Marion County Obituaries

Dan H. Howard

Contributed By: Deb Shillo

LEBANON ENTERPRISE  

May 9, 1913

 BEAUTIFUL TRIBUTES PAID THE LATE DAN H. HOWARD

On Friday, April 25, Dan H. Howard was at his place of business in the glow of health, attending to his official duties.  On the evening of that day, between the hours of eight and nine o'clock, he was mingling with the crowd that throngs the lobby of the post office at such an hour.  He talked, jested and laughed with friends, with no suggestion nor apparent portent that in the hourglass of his life the remaining sands were so few, or the grim visage of time with his scythe stalked immediately behind him waiting to swing the blade across his pathway.  Not far from the hour of nine he parted from friends to go to his home and in about four hours later he was a corpse, having breathed his last at one o'clock that night, or in the morning of April 26th.

A married daughter, Mrs. Imogen Beckman, who is at home on a visit, and Miss Byrd Phillips, were the only persons in the house at the time.  Mr. Howard called to his daughter who was occupying a room on the second floor, a few minutes before o'clock and she hurried to the bedside of her father who simply told her that he was very sick, could not get his breath and to call a doctor.  At the bedside she was joined by Miss Phillips to render such service as might be possible.  Mrs. Beckman was rubbing her father and trying to revive him when Miss Phillips who had her finger on his pulse said, "it is of no use to rub him, he is dead."  Dead before Dr. Kelly who had been summoned could reach him.  That is the simple story of Dan Howard's death.  The inspiration that moved the current which ran life's machinery ceased to perform its functions and Dan Howard was dead.  No medical man, no anatomist, was nigh to assign a cause and in the eternal councils of the Unknown is its secret hidden.

Mr. Howard was born and reared in the State of Maine and had not yet attained his majority when he came to Lebanon in 1858 or 59 to make his home. He was preceded here by a brother, Mr. Howland Howard, who with Mr. Judson Littlefield, was in the shoe business, both of whom came also from Maine.  Dan Howard at once engaged as a salesman with that firm, which did business in a little old frame building that stood on the site now occupied by that part of Court Block in which Misses England & Kirk now have a millinery store.  He remained with the firm but a short time, however, when he took a position as salesman with E. P. Mahon, a dry goods merchant doing business in what is now known as the eastern or upper room of the John B. Carlile & Co. building.  He afterwards engaged in the insurance business and was possibly, the first man who ever wrote any fire insurance in Lebanon.

The war coming on in 1861 and the matter of war taxes having to be arranged for, Mr. Howard was early connected with the Government service in the assessing and collecting of internal revenues.   Before such officers as Collectors of Internal Revenue were known by such names, but were called "Assessors", Mr.
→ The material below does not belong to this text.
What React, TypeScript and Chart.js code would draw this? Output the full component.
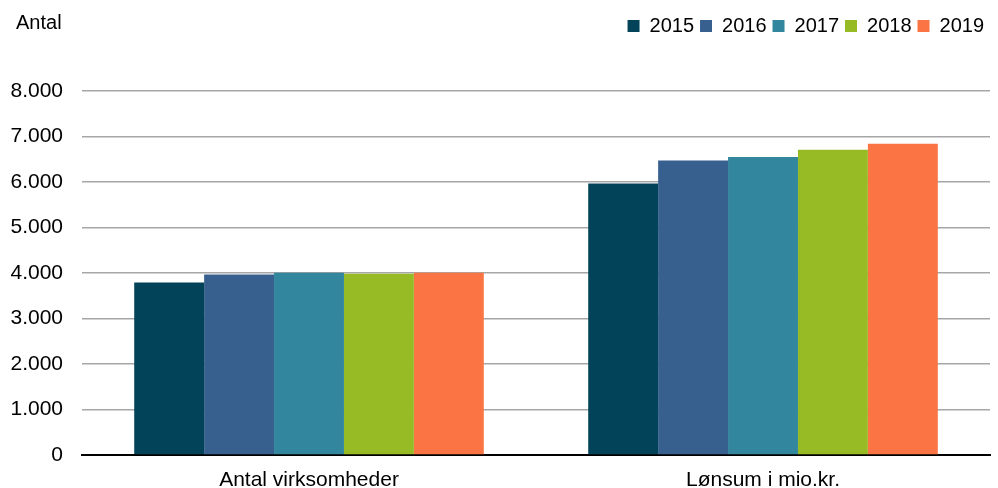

Howard was in the service and remained connected with it in some capacity through all its phases down to the day of his death, saving the two interims of Democratic ascendancy in National affairs, before the days of civil service reform.

During all the forgoing time Mr. Howard was a citizen of Lebanon, or Marion County, with the exception of a few years when he owned the famous Alum Springs in Boyle county, a one time popular and favorite summer resort, which he managed until the hotel and other buildings were destroyed by fire and never rebuilt.
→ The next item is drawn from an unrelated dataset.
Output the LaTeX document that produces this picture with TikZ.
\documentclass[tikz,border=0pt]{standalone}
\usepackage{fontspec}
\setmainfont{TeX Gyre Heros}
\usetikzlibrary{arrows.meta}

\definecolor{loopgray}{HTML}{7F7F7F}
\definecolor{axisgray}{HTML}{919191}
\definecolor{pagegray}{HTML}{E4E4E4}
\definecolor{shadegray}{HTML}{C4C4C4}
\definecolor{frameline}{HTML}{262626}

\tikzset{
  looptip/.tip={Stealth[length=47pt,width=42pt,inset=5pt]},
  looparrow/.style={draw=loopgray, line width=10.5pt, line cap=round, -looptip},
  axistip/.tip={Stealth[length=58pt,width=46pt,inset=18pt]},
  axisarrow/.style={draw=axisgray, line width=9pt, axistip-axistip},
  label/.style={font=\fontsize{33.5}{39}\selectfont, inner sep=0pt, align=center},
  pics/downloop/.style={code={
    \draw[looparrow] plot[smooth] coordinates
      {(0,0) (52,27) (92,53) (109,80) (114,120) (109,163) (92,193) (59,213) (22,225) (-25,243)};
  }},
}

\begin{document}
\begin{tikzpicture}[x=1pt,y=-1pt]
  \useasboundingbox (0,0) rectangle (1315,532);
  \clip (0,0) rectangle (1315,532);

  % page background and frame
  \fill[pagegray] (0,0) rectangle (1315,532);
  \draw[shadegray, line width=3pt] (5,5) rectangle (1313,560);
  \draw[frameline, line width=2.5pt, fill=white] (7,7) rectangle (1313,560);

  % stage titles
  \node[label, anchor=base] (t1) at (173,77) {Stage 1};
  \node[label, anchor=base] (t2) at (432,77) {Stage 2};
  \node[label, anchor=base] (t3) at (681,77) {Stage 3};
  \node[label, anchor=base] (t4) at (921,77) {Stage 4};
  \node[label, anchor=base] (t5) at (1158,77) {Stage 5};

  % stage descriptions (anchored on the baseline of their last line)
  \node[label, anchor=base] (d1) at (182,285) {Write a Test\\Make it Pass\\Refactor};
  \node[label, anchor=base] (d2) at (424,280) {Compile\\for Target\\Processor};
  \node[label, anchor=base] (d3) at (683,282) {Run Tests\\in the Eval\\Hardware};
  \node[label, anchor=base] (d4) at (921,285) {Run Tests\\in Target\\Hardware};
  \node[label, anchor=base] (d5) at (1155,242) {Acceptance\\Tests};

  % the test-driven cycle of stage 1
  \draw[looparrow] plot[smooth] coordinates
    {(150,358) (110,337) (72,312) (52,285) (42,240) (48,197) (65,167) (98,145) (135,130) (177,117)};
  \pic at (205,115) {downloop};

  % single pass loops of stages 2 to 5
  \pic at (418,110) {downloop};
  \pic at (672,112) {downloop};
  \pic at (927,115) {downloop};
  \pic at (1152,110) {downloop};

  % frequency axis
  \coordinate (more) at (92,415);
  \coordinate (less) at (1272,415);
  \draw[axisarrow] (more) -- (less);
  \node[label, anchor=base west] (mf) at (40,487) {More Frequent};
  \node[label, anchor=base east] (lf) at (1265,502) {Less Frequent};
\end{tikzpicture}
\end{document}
 Mr. Howard married on the 26th of October, 1866, Miss Emma Maxwell, the accomplished, cultured daughter, and only child of the late Dr. John C. Maxwell, an old and prominent citizen of Lebanon, well known for his high ideals and his pure and spotless life.  To the union were born five children, three boys and two girls, all of whom survive him, his wife having preceded him to the grave several years ago.  Max and Lucian Howard-- as we familiarly know and call them--live in Dayton, Ohio.  Ward Howard lives in Louisville.  The home of Mrs. Imogen Beckman is in Mexico.  Miss Juliet Howard lived with her father at their home in this city, but was on a visit to her brothers in Dayton when her father died.

Dan Howard lived such a simple and unostentatious life that it is difficult to give a sketch of him in epitome.  The tenor of his life was even; his pulse was neither fast or slow, but it was always the same.